*GIVEN PROBLEM:* Skip pictures; extract every line from the one with "Rebuild this chart" through the one with "ax = fig.add_axes([86", exactly as written.

─── MATERIAL PROVIDED

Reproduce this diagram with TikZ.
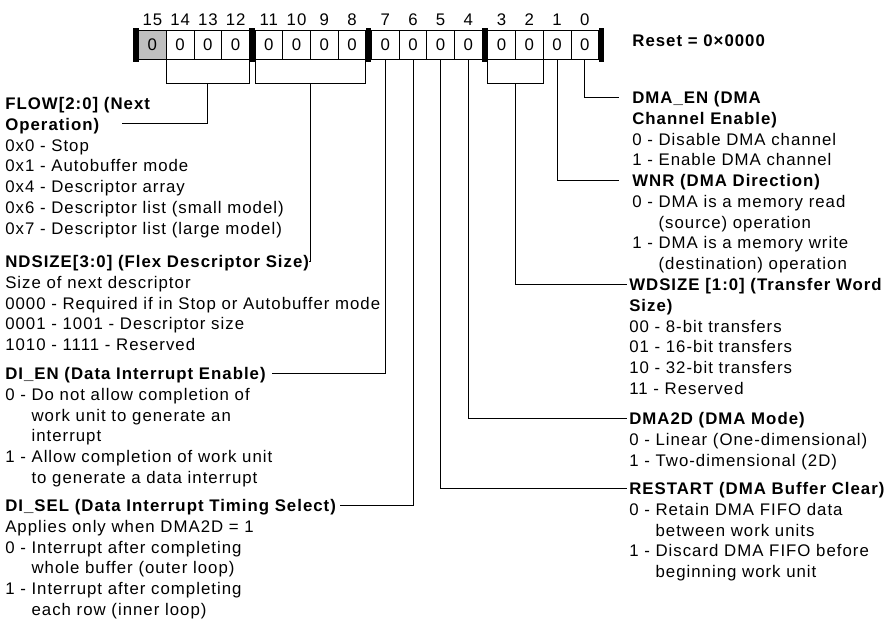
\documentclass[tikz,border=0pt]{standalone}
\usepackage{fontspec}
\setmainfont{Liberation Sans}[LetterSpace=6]
\usetikzlibrary{positioning, calc}
\tikzset{
  cell/.style={
    draw,
    line width=0.6pt,
    outer sep=0pt,
    inner sep=0pt,
    minimum width=20.8pt,
    minimum height=21.8pt
  },
  regbar/.style={
    fill=black,
    outer sep=0pt,
    inner sep=0pt,
    minimum width=4.1pt,
    minimum height=25pt
  },
  field/.style={anchor=north west, inner sep=0pt, align=left},
  wire/.style={line width=0.6pt}
}
\newcommand{\contd}{\phantom{0 - }}

\begin{document}
\begin{tikzpicture}[x=0.75pt, y=-0.75pt,
  every node/.style={font=\fontsize{12.6}{15.6}\selectfont}]
\useasboundingbox (0,0) rectangle (894,621);

% Register, bits 15..0
\node [regbar] (s0) at (135.8,45) {};
\node [cell, fill=gray!50, right=0pt of s0, label=above:15] (b15) {0};
\node [cell, right=0pt of b15, label=above:14] (b14) {0};
\node [cell, right=0pt of b14, label=above:13] (b13) {0};
\node [cell, right=0pt of b13, label=above:12] (b12) {0};
\node [regbar, right=0pt of b12] (s1) {};
\node [cell, right=0pt of s1, label=above:11] (b11) {0};
\node [cell, right=0pt of b11, label=above:10] (b10) {0};
\node [cell, right=0pt of b10, label=above:9] (b9) {0};
\node [cell, right=0pt of b9, label=above:8] (b8) {0};
\node [regbar, right=0pt of b8] (s2) {};
\node [cell, right=0pt of s2, label=above:7] (b7) {0};
\node [cell, right=0pt of b7, label=above:6] (b6) {0};
\node [cell, right=0pt of b6, label=above:5] (b5) {0};
\node [cell, right=0pt of b5, label=above:4] (b4) {0};
\node [regbar, right=0pt of b4] (s3) {};
\node [cell, right=0pt of s3, label=above:3] (b3) {0};
\node [cell, right=0pt of b3, label=above:2] (b2) {0};
\node [cell, right=0pt of b2, label=above:1] (b1) {0};
\node [cell, right=0pt of b1, label=above:0] (b0) {0};
\node [regbar, right=0pt of b0] (s4) {};

\node [inner sep=0pt, right=21pt of s4, yshift=3pt] (reset)
    {\textbf{Reset = 0×0000}};

% Field descriptions, left side
\node [field] (flow) at (5,97) {\textbf{FLOW[2:0] (Next}\\\textbf{Operation)}\\
    0x0 - Stop\\0x1 - Autobuffer mode\\0x4 - Descriptor array\\
    0x6 - Descriptor list (small model)\\0x7 - Descriptor list (large model)};

\node [field] (ndsize) at (5,255) {\textbf{NDSIZE[3:0] (Flex Descriptor Size)}\\
    Size of next descriptor\\0000 - Required if in Stop or Autobuffer mode\\
    0001 - 1001 - Descriptor size\\1010 - 1111 - Reserved};

\node [field] (dien) at (5,367) {\textbf{DI\_EN (Data Interrupt Enable)}\\
    0 - Do not allow completion of\\\contd work unit to generate an\\
    \contd interrupt\\1 - Allow completion of work unit\\
    \contd to generate a data interrupt};

\node [field] (disel) at (5,499) {\textbf{DI\_SEL (Data Interrupt Timing Select)}\\
    Applies only when DMA2D = 1\\0 - Interrupt after completing\\
    \contd whole buffer (outer loop)\\1 - Interrupt after completing\\
    \contd each row (inner loop)};

% Field descriptions, right side
\node [field] (dmaen) at (632,91) {\textbf{DMA\_EN (DMA}\\\textbf{Channel Enable)}\\
    0 - Disable DMA channel\\1 - Enable DMA channel};

\node [field] (wnr) at (632,174) {\textbf{WNR (DMA Direction)}\\
    0 - DMA is a memory read\\\contd (source) operation\\
    1 - DMA is a memory write\\\contd (destination) operation};

\node [field] (wdsize) at (629,278) {\textbf{WDSIZE [1:0] (Transfer Word}\\
    \textbf{Size)}\\00 - 8-bit transfers\\01 - 16-bit transfers\\
    10 - 32-bit transfers\\11 - Reserved};

\node [field] (dmatwod) at (629,412) {\textbf{DMA2D (DMA Mode)}\\
    0 - Linear (One-dimensional)\\1 - Two-dimensional (2D)};

\node [field] (restart) at (629,482) {\textbf{RESTART (DMA Buffer Clear)}\\
    0 - Retain DMA FIFO data\\\contd between work units\\
    1 - Discard DMA FIFO before\\\contd beginning work unit};

% Line ends next to the headings
\coordinate (flowtip) at (122,123);
\coordinate (ndsizetip) at (309,261);
\coordinate (dientip) at (272,373);
\coordinate (diseltip) at (340,505);
\coordinate (dmaentip) at (619,97);
\coordinate (wnrtip) at (619,180);
\coordinate (wdsizetip) at (627,284);
\coordinate (dmatwodtip) at (627,418);
\coordinate (restarttip) at (627,488);

% Brackets over multi-bit fields
\draw[wire] (b14.south west) -- ++(0,24) -| (b12.south east);
\draw[wire] ($(b14.south west)!.5!(b12.south east)+(0,24)$) |- (flowtip);

\draw[wire] (b11.south west) -- ++(0,24) -| (b8.south east);
\draw[wire] ($(b11.south west)!.5!(b8.south east)+(0,24)$) |- (ndsizetip);

\draw[wire] (b3.south west) -- ++(0,24) -| (b2.south east);
\draw[wire] ($(b3.south west)!.5!(b2.south east)+(0,24)$) |- (wdsizetip);

% Single bit fields
\draw[wire] (b7.south) |- (dientip);
\draw[wire] (b6.south) |- (diseltip);
\draw[wire] (b5.south) |- (restarttip);
\draw[wire] (b4.south) |- (dmatwodtip);
\draw[wire] (b1.south) |- (wnrtip);
\draw[wire] (b0.south) |- (dmaentip);

\end{tikzpicture}
\end{document}
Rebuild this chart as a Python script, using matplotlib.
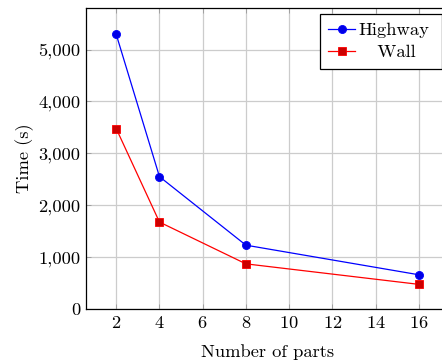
import matplotlib
matplotlib.use("Agg")
import matplotlib.pyplot as plt
from matplotlib.ticker import FuncFormatter, MultipleLocator

plt.rcParams["font.family"] = ["cmr10", "DejaVu Serif"]
plt.rcParams["axes.formatter.use_mathtext"] = True

parts = [2, 4, 8, 16]
highway = [5290, 2550, 1230, 660]
wall = [3475, 1675, 870, 475]

FS = 13.3

fig = plt.figure(figsize=(4.42, 3.63), dpi=100)
ax = fig.add_axes([86 / 442, 1 - 309 / 363, 363 / 442, 301 / 363])

ax.plot(parts, highway, color=(0, 0, 1), lw=0.9, marker="o", ms=5.8,
        mfc=(0, 0, 0.9), mec=(0, 0, 1), mew=0.6, label="Highway", zorder=3)
ax.plot(parts, wall, color=(1, 0, 0), lw=0.9, marker="s", ms=5.2,
        mfc=(0.8, 0, 0), mec=(1, 0, 0), mew=0.6, label="   Wall   ", zorder=3)

ax.set_xlim(0.6, 17.4)
ax.set_ylim(0, 5800)
ax.xaxis.set_major_locator(MultipleLocator(2))
ax.yaxis.set_major_locator(MultipleLocator(1000))
ax.yaxis.set_major_formatter(FuncFormatter(lambda v, p: f"{v:,.0f}"))

ax.grid(True, color="#cccccc", lw=0.9)
ax.set_axisbelow(True)
ax.tick_params(direction="in", length=3.5, width=0.6, color="#999999",
               top=True, right=True, labelsize=FS, pad=4)
for s in ax.spines.values():
    s.set_linewidth(0.9)

ax.set_xlabel("Number of parts", fontsize=FS, labelpad=10)
ax.set_ylabel("Time (s)", fontsize=FS, labelpad=3)

leg = ax.legend(loc="upper right", bbox_to_anchor=(356 / 363, 295 / 301),
                borderaxespad=0, fontsize=FS,
                frameon=True, fancybox=False, edgecolor="black",
                framealpha=1, borderpad=0.45, handlelength=1.45,
                handletextpad=0.2, labelspacing=0.33)
leg.get_frame().set_linewidth(0.9)

fig.savefig("out.png", dpi=100)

──────

*SOLUTION FOR THIS TASK:*
Rebuild this chart as a Python script, using matplotlib.
import matplotlib
matplotlib.use("Agg")
import matplotlib.pyplot as plt
from matplotlib.ticker import FuncFormatter, MultipleLocator

plt.rcParams["font.family"] = ["cmr10", "DejaVu Serif"]
plt.rcParams["axes.formatter.use_mathtext"] = True

parts = [2, 4, 8, 16]
highway = [5290, 2550, 1230, 660]
wall = [3475, 1675, 870, 475]

FS = 13.3

fig = plt.figure(figsize=(4.42, 3.63), dpi=100)
ax = fig.add_axes([86 / 442, 1 - 309 / 363, 363 / 442, 301 / 363])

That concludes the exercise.